Do not include the pictures; repeat the rest of the data exactly.

-- BEGIN DATASET SECTION --

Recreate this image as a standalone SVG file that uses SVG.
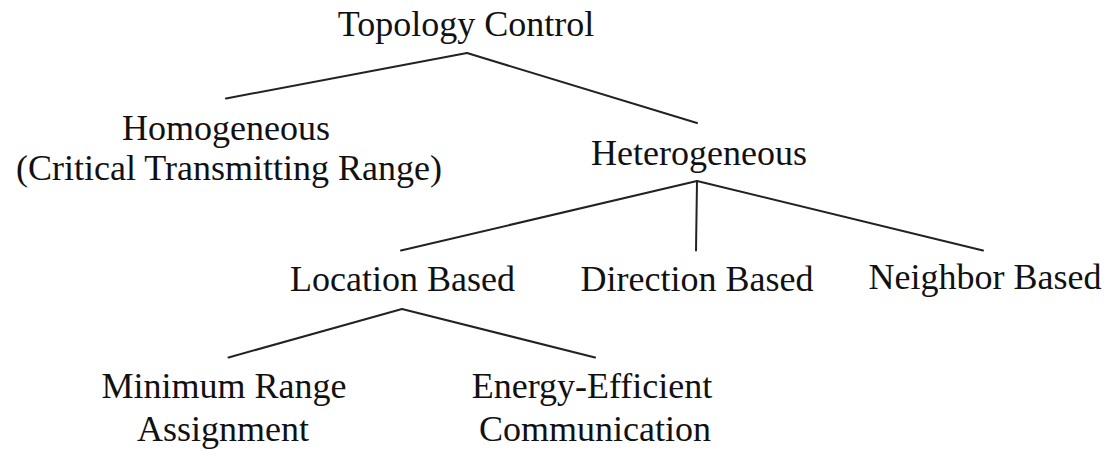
<svg xmlns="http://www.w3.org/2000/svg" width="1104" height="451" viewBox="0 0 1104 451">
<style>
text{font-family:"Liberation Serif","DejaVu Serif",serif;font-size:36px;fill:#111;text-anchor:middle}
.c line{stroke:#222;stroke-width:2;stroke-linecap:round}
</style>
<rect width="1104" height="451" fill="#fff"/>
<g class="c" id="connectors">
<line x1="467" y1="53" x2="226" y2="98.5"/>
<line x1="467" y1="53" x2="697" y2="123"/>
<line x1="697" y1="181" x2="401" y2="250.5"/>
<line x1="697" y1="181" x2="696" y2="250.5"/>
<line x1="697" y1="181" x2="983" y2="250.5"/>
<line x1="402" y1="309" x2="228.5" y2="357.5"/>
<line x1="402" y1="309" x2="595" y2="357.5"/>
</g>
<g id="topology"><text x="466" y="36">Topology Control</text></g>
<g id="homogeneous"><text x="226" y="140">Homogeneous</text><text x="229" y="180">(Critical Transmitting Range)</text></g>
<g id="heterogeneous"><text x="699" y="165">Heterogeneous</text></g>
<g id="location"><text x="402.5" y="291">Location Based</text></g>
<g id="direction"><text x="697" y="291">Direction Based</text></g>
<g id="neighbor"><text x="985" y="289">Neighbor Based</text></g>
<g id="minrange"><text x="224" y="398">Minimum Range</text><text x="223" y="441">Assignment</text></g>
<g id="energy"><text x="592" y="398">Energy-Efficient</text><text x="595" y="441">Communication</text></g>
</svg>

-- END DATASET SECTION --

→ **THE COMPLETED TASK**:
Recreate this image as a standalone SVG file that uses SVG.
<svg xmlns="http://www.w3.org/2000/svg" width="1104" height="451" viewBox="0 0 1104 451">
<style>
text{font-family:"Liberation Serif","DejaVu Serif",serif;font-size:36px;fill:#111;text-anchor:middle}
.c line{stroke:#222;stroke-width:2;stroke-linecap:round}
</style>
<rect width="1104" height="451" fill="#fff"/>
<g class="c" id="connectors">
<line x1="467" y1="53" x2="226" y2="98.5"/>
<line x1="467" y1="53" x2="697" y2="123"/>
<line x1="697" y1="181" x2="401" y2="250.5"/>
<line x1="697" y1="181" x2="696" y2="250.5"/>
<line x1="697" y1="181" x2="983" y2="250.5"/>
<line x1="402" y1="309" x2="228.5" y2="357.5"/>
<line x1="402" y1="309" x2="595" y2="357.5"/>
</g>
<g id="topology"><text x="466" y="36">Topology Control</text></g>
<g id="homogeneous"><text x="226" y="140">Homogeneous</text><text x="229" y="180">(Critical Transmitting Range)</text></g>
<g id="heterogeneous"><text x="699" y="165">Heterogeneous</text></g>
<g id="location"><text x="402.5" y="291">Location Based</text></g>
<g id="direction"><text x="697" y="291">Direction Based</text></g>
<g id="neighbor"><text x="985" y="289">Neighbor Based</text></g>
<g id="minrange"><text x="224" y="398">Minimum Range</text><text x="223" y="441">Assignment</text></g>
<g id="energy"><text x="592" y="398">Energy-Efficient</text><text x="595" y="441">Communication</text></g>
</svg>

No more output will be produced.